Taking a blowtorch to the art world — its inane fads, its swanning critics — is nothing new: Tom Wolfe did it memorably with his 1975 takedown, "The Painted Word." What writer-director Dan Gilroy has done differently here is to blend familiar (but still funny) mockery of the art scene with a really creepy supernatural horror story.
The dark shadow that hovers over "Velvet Buzzsaw" is a deceased "outsider" artist called Vetril Dease (just about everybody has a crazy name in this movie). Vetril's baleful presence, if it can be called that, quickly becomes unignorable. First, though, we meet the cast of glib, self-absorbed characters. We do this by shadowing an influential art critic named Morf Vandewalt (Jake Gyllenhaal) as he makes his rounds of the galleries of Los Angeles and beyond in search of new talent to promote in his columns. Being a powerful cultural arbiter, Morf is constantly being pitched. ("This encompasses on a global scale," one art promoter tells him, talking up a client's work. "There's just such a sense of now and in-your-face, which speaks to pop and cinema and economics.") Morf comes upon a big chrome sphere sitting in a white-walled museum room and somebody tells him, "It's called 'Sphere.'" He encounters a bizarre automaton — a mechanical hobo — that tells him, in a grotesque robo-voice, "I can't save you." Just as well, maybe.

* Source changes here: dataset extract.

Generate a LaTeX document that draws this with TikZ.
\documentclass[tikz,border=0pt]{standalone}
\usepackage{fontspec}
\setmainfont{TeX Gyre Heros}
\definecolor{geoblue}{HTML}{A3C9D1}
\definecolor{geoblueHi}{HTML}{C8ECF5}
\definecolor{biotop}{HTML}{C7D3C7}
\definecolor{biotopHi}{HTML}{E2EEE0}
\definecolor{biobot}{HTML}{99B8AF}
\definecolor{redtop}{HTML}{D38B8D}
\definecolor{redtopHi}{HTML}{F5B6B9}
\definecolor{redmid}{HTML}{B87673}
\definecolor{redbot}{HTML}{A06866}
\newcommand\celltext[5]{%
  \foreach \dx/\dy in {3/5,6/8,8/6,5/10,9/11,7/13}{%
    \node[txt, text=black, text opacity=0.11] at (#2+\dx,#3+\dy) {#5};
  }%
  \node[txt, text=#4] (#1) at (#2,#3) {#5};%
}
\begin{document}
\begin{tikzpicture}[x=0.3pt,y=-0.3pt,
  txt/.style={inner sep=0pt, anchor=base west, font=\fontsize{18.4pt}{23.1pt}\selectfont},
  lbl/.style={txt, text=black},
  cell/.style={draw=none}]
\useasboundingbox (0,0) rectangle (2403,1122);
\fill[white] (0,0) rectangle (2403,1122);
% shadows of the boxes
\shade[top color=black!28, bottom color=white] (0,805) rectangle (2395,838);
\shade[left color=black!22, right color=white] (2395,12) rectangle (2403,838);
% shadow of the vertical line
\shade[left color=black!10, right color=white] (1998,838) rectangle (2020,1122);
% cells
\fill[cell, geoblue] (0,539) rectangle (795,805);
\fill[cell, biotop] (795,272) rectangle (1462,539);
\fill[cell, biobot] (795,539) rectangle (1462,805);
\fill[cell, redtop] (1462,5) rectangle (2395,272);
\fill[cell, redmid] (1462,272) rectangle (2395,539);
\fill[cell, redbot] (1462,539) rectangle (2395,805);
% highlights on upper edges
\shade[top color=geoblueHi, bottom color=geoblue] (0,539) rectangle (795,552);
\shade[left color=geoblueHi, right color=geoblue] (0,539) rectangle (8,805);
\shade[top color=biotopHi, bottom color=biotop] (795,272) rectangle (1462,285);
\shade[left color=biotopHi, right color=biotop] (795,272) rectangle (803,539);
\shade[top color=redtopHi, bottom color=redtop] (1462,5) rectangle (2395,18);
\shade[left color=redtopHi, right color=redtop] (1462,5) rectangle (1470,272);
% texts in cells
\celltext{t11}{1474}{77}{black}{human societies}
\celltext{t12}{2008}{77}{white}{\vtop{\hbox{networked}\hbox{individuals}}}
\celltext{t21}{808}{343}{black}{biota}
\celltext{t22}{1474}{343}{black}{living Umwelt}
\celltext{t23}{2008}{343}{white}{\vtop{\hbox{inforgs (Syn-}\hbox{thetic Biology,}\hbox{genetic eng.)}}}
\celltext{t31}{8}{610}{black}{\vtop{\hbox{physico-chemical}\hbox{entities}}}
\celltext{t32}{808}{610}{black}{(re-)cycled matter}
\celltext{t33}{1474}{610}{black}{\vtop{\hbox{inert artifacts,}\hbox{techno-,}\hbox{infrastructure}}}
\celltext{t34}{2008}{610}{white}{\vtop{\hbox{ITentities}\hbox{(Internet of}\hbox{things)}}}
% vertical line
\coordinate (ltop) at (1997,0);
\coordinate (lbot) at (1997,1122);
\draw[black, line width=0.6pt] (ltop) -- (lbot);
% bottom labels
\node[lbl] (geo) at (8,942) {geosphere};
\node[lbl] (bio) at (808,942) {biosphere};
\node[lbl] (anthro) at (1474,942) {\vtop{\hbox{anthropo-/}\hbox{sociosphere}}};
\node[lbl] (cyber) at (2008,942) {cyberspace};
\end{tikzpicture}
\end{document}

Morf is tight with an LA gallery owner named Rhodora Haze (Rene Russo, who's married to Gilroy and also co-starred with Gyllenhaal in "Nightcrawler," the first film her husband directed). Rhodora has an ambitious assistant named Josephina (a star turn by Zawe Ashton, of "Nocturnal Animals") and a once-hot client — a painter named Piers (John Malkovich) — who has lost his creative momentum. Also on the scene is a charismatic younger artist called Damrish (Daveed Diggs, of "Black-ish") and a museum curator named Gretchen (Toni Collette), who's ready to go private as an art advisor and rake in some real money.

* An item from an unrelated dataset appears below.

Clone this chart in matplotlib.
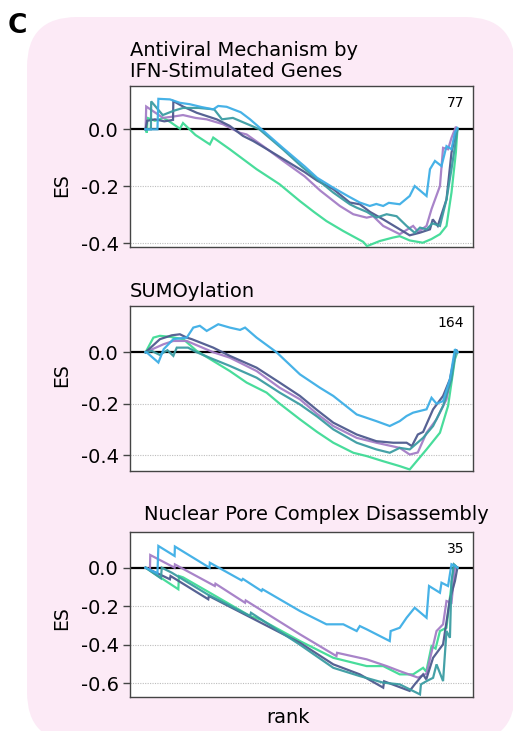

Things start getting strange when Josephina finds the dead body of an old man on a high landing in her apartment building. This is — or was — Vetril Dease. Slipping into his unlocked apartment, Josephina finds that it's crammed, wall to wall, with a lifetime's worth of primitive but haunting artwork. (Dease is clearly modeled on the celebrated outsider pack rat Henry Darger.) Soon she learns that Dease had ordered all of his work destroyed after his death, to ensure that no one would profit from trading in it — a thought that apparently enraged him. But Josephina's boss, Rhodora, sets up a legal end run around Dease's final wish that will allow Josephina — and by extension Rhodora, too — to take over the man's legacy and use it to make them both very rich.
But as Morf learns in researching Dease, his murky backstory is filled with murder, torture and madness. And we soon see that his paintings are inhabited by a malign spirit — they burst into flames, they bleed, and they generally make it very hard to go on living for anyone who tries to traffic in them. Gilroy creates skin-crawlingly eerie effects — figures that start stirring within the paintings, hands that reach out of their frames — and some wonderfully sinister set-piece scenes (there's a projector that turns itself on and can't be turned off, and a flickering light bulb that simply must be replaced right now). There's also a scene set in a museum that's so spectacularly bloody, and draws so many gawkers, that it's soon "spiking on Instagram," as one impressed observer notes.
I'm not sure if all of this adds up. Is the evil with which Dease infused his paintings capable of infecting art made by other hands? That seems to be the case. But how does that work? And what about the new questions it raises? By the time the hideous robo-guy reappeared, though, I didn't much care anymore.